┌──

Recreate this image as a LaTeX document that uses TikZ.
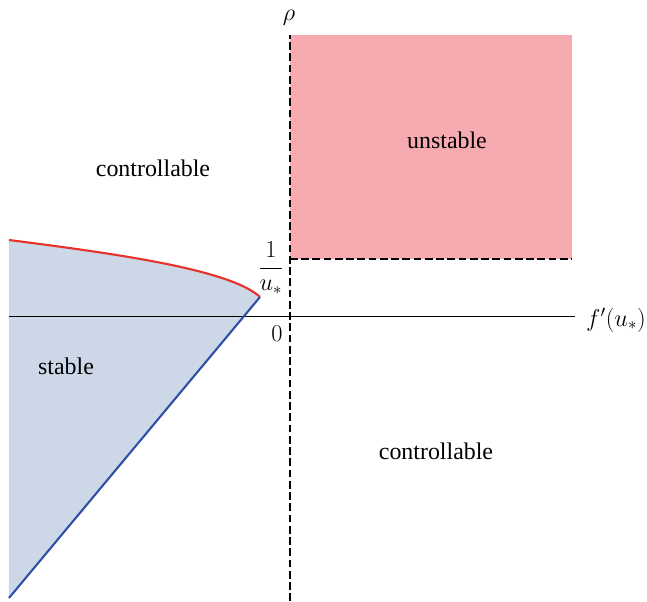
\documentclass[tikz,border=0pt]{standalone}
\usepackage{fontspec}
\setmainfont{Liberation Serif}
\definecolor{unstablepink}{HTML}{F7AAB0}
\definecolor{stableblue}{HTML}{CCD8E8}
\definecolor{curvered}{HTML}{E8322B}
\definecolor{lineblue}{HTML}{3050A8}
\begin{document}
\begin{tikzpicture}[x=0.025cm,y=0.025cm,font=\fontsize{17}{20}\selectfont,
  dashaxis/.style={line width=1.6pt,dash pattern=on 5.5pt off 2.5pt}]
\useasboundingbox (-290,-285) rectangle (357,316);
\coordinate (O) at (0,0); \coordinate (A) at (-281,76); \coordinate (T) at (-30,19); \coordinate (B) at (-281,-282);
\coordinate (R1) at (0,57); \coordinate (R2) at (282,281);
\fill[unstablepink] (R1) rectangle (R2);
\fill[stableblue] (A) .. controls (-180,63) and (-60,47) .. (T) -- (B) -- cycle;
\draw[line width=.7pt] (-281,0) coordinate (XL) -- (285,0) coordinate (XR);
\draw[dashaxis] (0,-285) coordinate (YB) -- (0,281) coordinate (YT);
\draw[dashaxis] (R1) -- (R1 -| R2);
\draw[curvered,line width=1.5pt] (A) .. controls (-180,63) and (-60,47) .. (T);
\draw[lineblue,line width=1.5pt] (T) -- (B);
\node (rho) at (-1,298) {$\rho$}; \node (fprime) at (326,-4) {$f'(u_*)$};
\node (inv) at (-19,48) {$\displaystyle\frac{1}{u_*}$}; \node (zero) at (-13,-18) {$0$};
\node (ctrlA) at (-137,148) {controllable}; \node (unst) at (157,176) {unstable};
\node (stab) at (-224,-50) {stable}; \node (ctrlB) at (146,-135) {controllable};
\end{tikzpicture}
\end{document}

└──

**Given instruction**
All of the data needs repeating exactly, but the pictures do not.

**Output of the exercise**
Recreate this image as a LaTeX document that uses TikZ.
\documentclass[tikz,border=0pt]{standalone}
\usepackage{fontspec}
\setmainfont{Liberation Serif}
\definecolor{unstablepink}{HTML}{F7AAB0}
\definecolor{stableblue}{HTML}{CCD8E8}
\definecolor{curvered}{HTML}{E8322B}
\definecolor{lineblue}{HTML}{3050A8}
\begin{document}
\begin{tikzpicture}[x=0.025cm,y=0.025cm,font=\fontsize{17}{20}\selectfont,
  dashaxis/.style={line width=1.6pt,dash pattern=on 5.5pt off 2.5pt}]
\useasboundingbox (-290,-285) rectangle (357,316);
\coordinate (O) at (0,0); \coordinate (A) at (-281,76); \coordinate (T) at (-30,19); \coordinate (B) at (-281,-282);
\coordinate (R1) at (0,57); \coordinate (R2) at (282,281);
\fill[unstablepink] (R1) rectangle (R2);
\fill[stableblue] (A) .. controls (-180,63) and (-60,47) .. (T) -- (B) -- cycle;
\draw[line width=.7pt] (-281,0) coordinate (XL) -- (285,0) coordinate (XR);
\draw[dashaxis] (0,-285) coordinate (YB) -- (0,281) coordinate (YT);
\draw[dashaxis] (R1) -- (R1 -| R2);
\draw[curvered,line width=1.5pt] (A) .. controls (-180,63) and (-60,47) .. (T);
\draw[lineblue,line width=1.5pt] (T) -- (B);
\node (rho) at (-1,298) {$\rho$}; \node (fprime) at (326,-4) {$f'(u_*)$};
\node (inv) at (-19,48) {$\displaystyle\frac{1}{u_*}$}; \node (zero) at (-13,-18) {$0$};
\node (ctrlA) at (-137,148) {controllable}; \node (unst) at (157,176) {unstable};
\node (stab) at (-224,-50) {stable}; \node (ctrlB) at (146,-135) {controllable};
\end{tikzpicture}
\end{document}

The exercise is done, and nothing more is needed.